Kelsen, Hans

Kelsen, Hans (1881 - 1973)

Giurista austriaco. Nel 1906 sostenne alla facoltà di diritto di Vienna una teoria dello Stato in Dante. Dopo la tesi di abilitazione, che costituì la prima versione della sua dottrina, divenne docente alla facoltà di diritto (1918). Esponente del partito socialdemocratico, redasse il progetto della costituzione austriaca (1920). In essa fu, tra l’altro, istituita per la prima volta una Corte costituzionale.
Fu membro della Corte stessa fino al 1929, anno in cui lasciò l’Austria. Insegnò quindi a Colonia, Ginevra, Praga e dal 1938 negli Stati Uniti.
Le sue opere principali furono Il problema della sovranità (1920); La dottrina pura del diritto (1934; una seconda edizione apparve nel 1960) e la Teoria generale del diritto e dello Stato (1945).
Ne Il problema della sovranità egli nega che lo Stato sia un ente personale. Lo Stato per (—) non esiste: è l’ordinamento giuridico. Il primato spetta all’ordinamento internazionale, costituito da norme di grado superiore, da cui le norme che compongono gli ordinamenti interni particolari traggono l’autorizzazione.
Ne La dottrina pura del diritto (—), in polemica col giusnaturalismo, che presupponeva un ordine naturale assunto come valore assoluto in base al quale giustificare o demolire il diritto positivo, pone a fondamento della sua ricerca il diritto positivo come esso è, indipendentemente dal suo valore morale. Il fondamento della «dottrina pura» è dato dall’antitesi tra «essere» (sein) e «dover essere» (sollen).

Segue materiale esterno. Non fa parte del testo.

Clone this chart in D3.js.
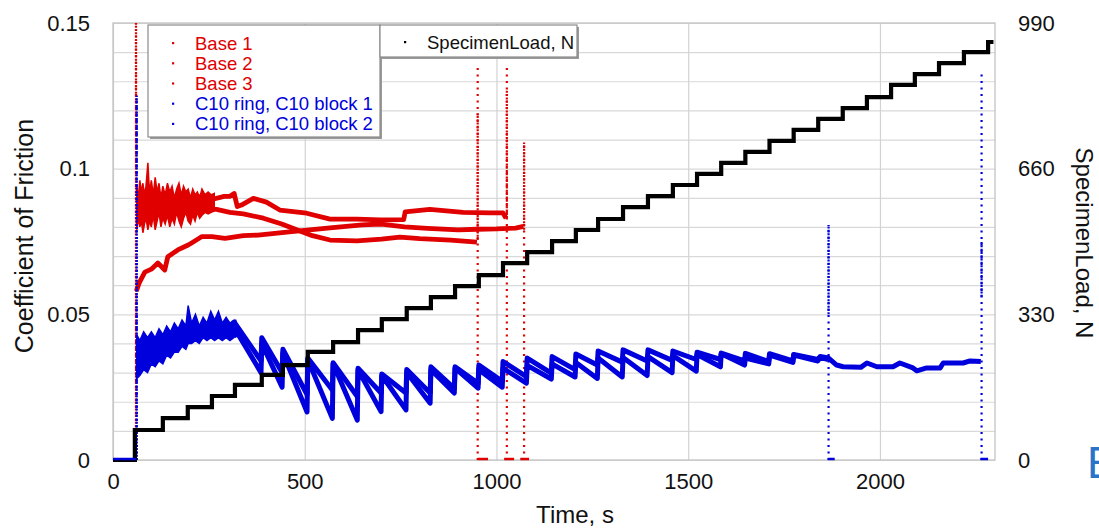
<!DOCTYPE html>
<html><head><meta charset="utf-8">
<script src="https://cdn.jsdelivr.net/npm/d3@7"></script>
<style>
body{margin:0;background:#fff;}
svg{display:block;font-family:"Liberation Sans",Arial,Helvetica,sans-serif;}
</style>
</head><body>
<svg id="chart" width="1099" height="528"></svg>
<script>
// ---------------- DATA ----------------
const xTickValues = [0, 500, 1000, 1500, 2000];
const yTickValues = [0, 0.05, 0.1, 0.15];
const yTickLabels = ["0", "0.05", "0.1", "0.15"];
const y2TickValues = [0, 330, 660, 990];
const seriesNames = ["Base 1", "Base 2", "Base 3", "C10 ring, C10 block 1", "C10 ring, C10 block 2"];
const loadName = "SpecimenLoad, N";

// Specimen load (N), staircase
const loadTime  = [0, 57, 130, 195, 258, 318, 388, 443, 508, 574, 639, 701, 766, 829, 892, 954, 1017, 1080, 1145, 1207, 1265, 1330, 1395, 1460, 1523, 1586, 1649, 1712, 1775, 1839, 1903, 1966, 2029, 2091, 2154, 2219, 2282, 2296];
const loadValue = [0, 68, 95, 120, 145, 170, 193, 215, 245, 267, 294, 319, 344, 369, 394, 419, 446, 471, 496, 521, 546, 573, 598, 623, 648, 673, 698, 723, 748, 773, 797, 822, 850, 874, 899, 924, 947, 947];

// Red noisy start (envelope of Base 1 / Base 2)
const redBandTime = [62, 66, 70, 74, 78, 82, 86, 91, 95, 100, 105, 110, 115, 120, 125, 130, 136, 142, 148, 154, 160, 166, 172, 178, 184, 190, 196, 202, 208, 214, 220, 226, 232, 240, 248, 256, 264];
const redBandHigh = [0.094, 0.090, 0.096, 0.092, 0.095, 0.091, 0.094, 0.102, 0.092, 0.096, 0.091, 0.097, 0.092, 0.095, 0.090, 0.094, 0.091, 0.095, 0.092, 0.094, 0.090, 0.093, 0.095, 0.091, 0.094, 0.092, 0.093, 0.090, 0.093, 0.091, 0.092, 0.090, 0.093, 0.091, 0.092, 0.091, 0.0915];
const redBandLow  = [0.079, 0.083, 0.080, 0.082, 0.078, 0.081, 0.083, 0.079, 0.082, 0.080, 0.084, 0.079, 0.082, 0.085, 0.080, 0.083, 0.081, 0.084, 0.080, 0.083, 0.081, 0.085, 0.082, 0.080, 0.083, 0.085, 0.082, 0.081, 0.084, 0.082, 0.085, 0.083, 0.084, 0.085, 0.0845, 0.085, 0.0855];

const base1Time  = [65, 100, 150, 200, 230, 260, 290, 305, 316, 324, 335, 366, 400, 435, 505, 566, 636, 697, 758, 762, 826, 913, 983, 1017, 1025];
const base1Value = [0.088, 0.088, 0.0885, 0.089, 0.0905, 0.0895, 0.0905, 0.0905, 0.0915, 0.087, 0.0875, 0.0898, 0.0885, 0.0858, 0.0847, 0.0827, 0.0827, 0.0824, 0.0825, 0.0852, 0.086, 0.085, 0.0848, 0.0848, 0.083];

const base2Time  = [65, 150, 220, 270, 305, 340, 392, 440, 479, 520, 566, 636, 700, 748, 800, 880, 949];
const base2Value = [0.086, 0.086, 0.0865, 0.086, 0.085, 0.0845, 0.083, 0.081, 0.079, 0.077, 0.0755, 0.0752, 0.0758, 0.0765, 0.076, 0.0755, 0.0748];

const base3Time  = [61, 68, 83, 100, 117, 135, 143, 169, 196, 205, 232, 258, 292, 340, 378, 466, 566, 650, 700, 760, 820, 900, 950, 1000, 1050, 1070];
const base3Value = [0.058, 0.0607, 0.0645, 0.0655, 0.0676, 0.0652, 0.0698, 0.0721, 0.0738, 0.0745, 0.0767, 0.0767, 0.0761, 0.077, 0.0772, 0.0784, 0.0797, 0.0807, 0.081, 0.080, 0.0795, 0.079, 0.0792, 0.0793, 0.0796, 0.0802];

const redSpikeTime = [60, 951, 1027, 1072];
const redSpikeTop = [0.15, 0.135, 0.136, 0.109];
const redSpikeDenseLow = [0.0, 0.0755, 0.083, 0.079];
const redSpikeDenseHigh = [0.15, 0.119, 0.127, 0.109];
const redZeroStart = [951, 1020, 1062];
const redZeroEnd = [978, 1046, 1085];

// Blue noisy start (envelope of both C10 runs)
const blueBandTime = [62, 70, 80, 90, 100, 110, 120, 130, 140, 150, 160, 170, 180, 190, 196, 205, 215, 225, 235, 245, 255, 265, 275, 285, 295, 305, 315];
const blueBandHigh = [0.043, 0.041, 0.044, 0.042, 0.044, 0.042, 0.045, 0.043, 0.046, 0.044, 0.047, 0.045, 0.048, 0.046, 0.053, 0.047, 0.05, 0.046, 0.049, 0.047, 0.051, 0.048, 0.051, 0.047, 0.049, 0.047, 0.048];
const blueBandLow  = [0.028, 0.029, 0.031, 0.030, 0.033, 0.032, 0.034, 0.033, 0.036, 0.035, 0.037, 0.037, 0.039, 0.038, 0.040, 0.040, 0.041, 0.040, 0.042, 0.041, 0.042, 0.041, 0.042, 0.041, 0.042, 0.041, 0.042];

// Sawtooth: value right after each load step and just before the next one
const blueStepTime = [318, 388, 443, 508, 574, 639, 701, 766, 829, 892, 954, 1017, 1080, 1145, 1207, 1265, 1330, 1395, 1460, 1523, 1586, 1649];
const block1Peak   = [0.047, 0.042, 0.038, 0.035, 0.0334, 0.0315, 0.0295, 0.0311, 0.032, 0.032, 0.0326, 0.0338, 0.035, 0.0355, 0.0364, 0.0374, 0.0378, 0.0378, 0.0374, 0.037, 0.0367];
const block1Trough = [0.034, 0.030, 0.0225, 0.024, 0.0218, 0.023, 0.023, 0.023, 0.0246, 0.0263, 0.027, 0.0286, 0.0298, 0.031, 0.0326, 0.0336, 0.034, 0.0342, 0.0345, 0.0345, 0.034];
const block2Peak   = [0.045, 0.040, 0.0367, 0.0345, 0.033, 0.031, 0.029, 0.030, 0.031, 0.0315, 0.031, 0.0315, 0.0325, 0.033, 0.0335, 0.035, 0.0352, 0.0355, 0.0358, 0.0362, 0.0365];
const block2Trough = [0.030, 0.025, 0.0165, 0.0143, 0.0137, 0.0166, 0.0172, 0.0195, 0.023, 0.0247, 0.025, 0.0264, 0.0278, 0.0285, 0.028, 0.0285, 0.029, 0.030, 0.0305, 0.032, 0.0326];

const block1TailTime  = [1649, 1710, 1712, 1773, 1775, 1838, 1844, 1866, 1887, 1904, 1950, 1966, 1992, 2034, 2052, 2086, 2096, 2122, 2157, 2165, 2217, 2235, 2263];
const block1TailValue = [0.0366, 0.0338, 0.0365, 0.034, 0.0362, 0.0345, 0.0355, 0.035, 0.0326, 0.032, 0.0318, 0.0333, 0.032, 0.032, 0.0333, 0.0316, 0.0306, 0.0316, 0.0316, 0.0333, 0.0333, 0.034, 0.0338];
const block2TailTime  = [1649, 1710, 1712, 1773, 1775, 1838, 1844, 1865];
const block2TailValue = [0.035, 0.033, 0.036, 0.0335, 0.036, 0.034, 0.0352, 0.0345];

const blueSpikeTime = [62, 1866, 2265];
const blueSpikeTop = [0.125, 0.0807, 0.133];
const blueSpikeDenseLow = [0.0, 0.050, 0.056];
const blueSpikeDenseHigh = [0.125, 0.0807, 0.075];
const blueZeroStart = [0, 1864, 2262];
const blueZeroEnd = [60, 1882, 2282];

// ---------------- CHART ----------------
const RED = "#e00000", BLUE = "#0000dc", BLACK = "#000";
const L = 113, R = 995, T = 23, B = 460;
const svg = d3.select("#chart");
const x = d3.scaleLinear().domain([0, 2300]).range([L, R]);
const y = d3.scaleLinear().domain([0, 0.15]).range([B, T]);
const y2 = d3.scaleLinear().domain([0, 990]).range([B, T]);

svg.append("defs").append("clipPath").attr("id", "clip")
  .append("rect").attr("x", L).attr("y", T - 3).attr("width", R - L).attr("height", B - T + 5);

// grid
const grid = svg.append("g");
grid.append("g").attr("transform", `translate(${L},0)`)
  .call(d3.axisLeft(y).tickValues(d3.range(0, 0.1501, 0.01)).tickSize(-(R - L)).tickFormat(""))
  .call(g => g.select(".domain").remove())
  .call(g => g.selectAll("line").attr("stroke", "#d9d9d9").attr("stroke-width", 1.2));
grid.append("g").attr("transform", `translate(0,${B})`)
  .call(d3.axisBottom(x).tickValues(xTickValues).tickSize(-(B - T)).tickFormat(""))
  .call(g => g.select(".domain").remove())
  .call(g => g.selectAll("line").attr("stroke", "#d2d2d2").attr("stroke-width", 1.2));
svg.append("rect").attr("x", L).attr("y", T).attr("width", R - L).attr("height", B - T)
  .attr("fill", "none").attr("stroke", "#c4c4c4").attr("stroke-width", 1.3);

const plot = svg.append("g").attr("clip-path", "url(#clip)");
const line = d3.line().x(d => x(d[0])).y(d => y(d[1]));
const zip = (a, b) => a.map((t, i) => [t, b[i]]);

function drawSpikes(times, tops, dLo, dHi, color) {
  times.forEach((t, i) => {
    plot.append("line").attr("x1", x(t)).attr("x2", x(t)).attr("y1", y(0)).attr("y2", y(tops[i]))
      .attr("stroke", color).attr("stroke-width", 2.2).attr("stroke-dasharray", "2 4.5");
    plot.append("line").attr("x1", x(t)).attr("x2", x(t)).attr("y1", y(dLo[i])).attr("y2", y(dHi[i]))
      .attr("stroke", color).attr("stroke-width", 2.2).attr("stroke-dasharray", "2 1.3");
  });
}
function drawZero(starts, ends, color) {
  starts.forEach((s, i) => {
    plot.append("line").attr("x1", x(s)).attr("x2", x(ends[i])).attr("y1", y(0) - 1).attr("y2", y(0) - 1)
      .attr("stroke", color).attr("stroke-width", 2.5);
  });
}

// red
const area = d3.area().x(d => x(d[0])).y0(d => y(d[2])).y1(d => y(d[1]));
plot.append("path").datum(redBandTime.map((t, i) => [t, redBandHigh[i], redBandLow[i]]))
  .attr("d", area).attr("fill", RED).attr("stroke", RED).attr("stroke-width", 1.5);
[[base1Time, base1Value], [base2Time, base2Value], [base3Time, base3Value]].forEach(([t, v]) => {
  plot.append("path").datum(zip(t, v)).attr("d", line).attr("fill", "none")
    .attr("stroke", RED).attr("stroke-width", 4.8).attr("stroke-linejoin", "round");
});
drawSpikes(redSpikeTime, redSpikeTop, redSpikeDenseLow, redSpikeDenseHigh, RED);

// blue
plot.append("path").datum(blueBandTime.map((t, i) => [t, blueBandHigh[i], blueBandLow[i]]))
  .attr("d", area).attr("fill", BLUE).attr("stroke", BLUE).attr("stroke-width", 1.5);
function teeth(peaks, troughs) {
  const pts = [];
  peaks.forEach((p, i) => {
    pts.push([blueStepTime[i], p]);
    pts.push([blueStepTime[i + 1] - 2, troughs[i]]);
  });
  return pts;
}
const block1 = [[315, blueBandHigh[blueBandHigh.length - 1]]].concat(teeth(block1Peak, block1Trough), zip(block1TailTime, block1TailValue));
const block2 = [[315, blueBandLow[blueBandLow.length - 1]]].concat(teeth(block2Peak, block2Trough), zip(block2TailTime, block2TailValue));
[block1, block2].forEach(pts => {
  plot.append("path").datum(pts).attr("d", line).attr("fill", "none")
    .attr("stroke", BLUE).attr("stroke-width", 5).attr("stroke-linejoin", "round");
});
drawSpikes(blueSpikeTime, blueSpikeTop, blueSpikeDenseLow, blueSpikeDenseHigh, BLUE);

// load
const loadLine = d3.line().x(d => x(d[0])).y(d => y2(d[1])).curve(d3.curveStepAfter);
plot.append("path").datum(zip(loadTime, loadValue)).attr("d", loadLine).attr("fill", "none")
  .attr("stroke", BLACK).attr("stroke-width", 4.2);

drawZero(redZeroStart, redZeroEnd, RED);
drawZero(blueZeroStart, blueZeroEnd, BLUE);

// axes labels
const tickFont = 22;
svg.append("g").attr("transform", `translate(${L},0)`)
  .call(d3.axisLeft(y).tickValues(yTickValues).tickSize(0).tickPadding(23).tickFormat((d, i) => yTickLabels[i]))
  .call(g => g.select(".domain").remove())
  .call(g => g.selectAll("text").attr("font-size", tickFont).attr("font-family", "Liberation Sans, Arial, sans-serif").attr("fill", "#111"));
svg.append("g").attr("transform", `translate(${R},0)`)
  .call(d3.axisRight(y2).tickValues(y2TickValues).tickSize(0).tickPadding(23).tickFormat(d3.format("d")))
  .call(g => g.select(".domain").remove())
  .call(g => g.selectAll("text").attr("font-size", tickFont).attr("font-family", "Liberation Sans, Arial, sans-serif").attr("fill", "#111"));
svg.append("g").attr("transform", `translate(0,${B})`)
  .call(d3.axisBottom(x).tickValues(xTickValues).tickSize(0).tickPadding(13).tickFormat(d3.format("d")))
  .call(g => g.select(".domain").remove())
  .call(g => g.selectAll("text").attr("font-size", tickFont).attr("font-family", "Liberation Sans, Arial, sans-serif").attr("fill", "#111"));

svg.append("text").attr("transform", "translate(33,236) rotate(-90)").attr("text-anchor", "middle")
  .attr("font-size", 25).attr("fill", "#111").text("Coefficient of Friction");
svg.append("text").attr("transform", "translate(1076,243) rotate(90)").attr("text-anchor", "middle")
  .attr("font-size", 24).attr("fill", "#111").text(loadName);
svg.append("text").attr("x", 575).attr("y", 523).attr("text-anchor", "middle")
  .attr("font-size", 24).attr("fill", "#111").text("Time, s");
svg.append("text").attr("x", 1087).attr("y", 478).attr("font-size", 44).attr("fill", "#2a74c8").text("E");

// legends
function legendBox(x0, y0, w, h) {
  svg.append("rect").attr("x", x0 + 2).attr("y", y0 + 2).attr("width", w).attr("height", h).attr("fill", "#9a9a9a");
  svg.append("rect").attr("x", x0).attr("y", y0).attr("width", w).attr("height", h)
    .attr("fill", "#fff").attr("stroke", "#8a8a8a").attr("stroke-width", 1.2);
}
legendBox(148, 25, 232, 112);
const legendColors = [RED, RED, RED, BLUE, BLUE];
seriesNames.forEach((name, i) => {
  const cy = 43 + i * 20.2;
  svg.append("rect").attr("x", 172).attr("y", cy - 1).attr("width", 2.2).attr("height", 2.2).attr("fill", legendColors[i]);
  svg.append("text").attr("x", 195).attr("y", cy + 6.5).attr("font-size", 18.5).attr("fill", legendColors[i]).text(name);
});
legendBox(380, 25, 197, 32);
svg.append("rect").attr("x", 404).attr("y", 41).attr("width", 2.2).attr("height", 2.2).attr("fill", BLACK);
svg.append("text").attr("x", 427).attr("y", 48.5).attr("font-size", 18.5).attr("fill", "#111").text(loadName);
</script>
</body></html>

Alla prima categoria appartengono le scienze naturali, alla seconda quelle normative.
L’uso del «dover essere» giuridico esprime il fatto che la relazione tra i fenomeni giuridici è dettata da una norma, ossia da una volontà manifestata dall’autorità giuridica, a differenza della legge naturale, che è avulsa da qualsiasi volontà.
Il sistema giuridico di un determinato Paese è, per il giurista austriaco, l’insieme delle proposizioni imperative o norme tra loro collegate. Tale rappresentazione del diritto è una «dottrina pura», proprio perché astrae da tutto ciò che non è la norma, quindi prescinde da ogni riferimento morale, economico, sociale. La validità di una norma non può derivare da un fatto naturale, ma solo da una norma superiore, fino a giungere alla Costituzione. Al di sopra di quest’ultima vi è una norma «fondamentale» (Grundnorm), il cui contenuto è irrilevante, poiché la sua funzione è quella di istituire l’autorità competente a emanare e applicare il diritto.
L’immagine risultante è quella di una struttura giuridica «a gradini», percorribili in senso ascendente o discendente.
La visione dell’ordinamento giuridico quale sistema autosufficiente privo di assunti ideologici, perfettamente ricostruibile dall’interprete senza lacune, fa di (—) un esponente estremo del formalismo giuridico di matrice ottocentesca. Tale atteggiamento ha profondamente influenzato la cultura giuridica contemporanea.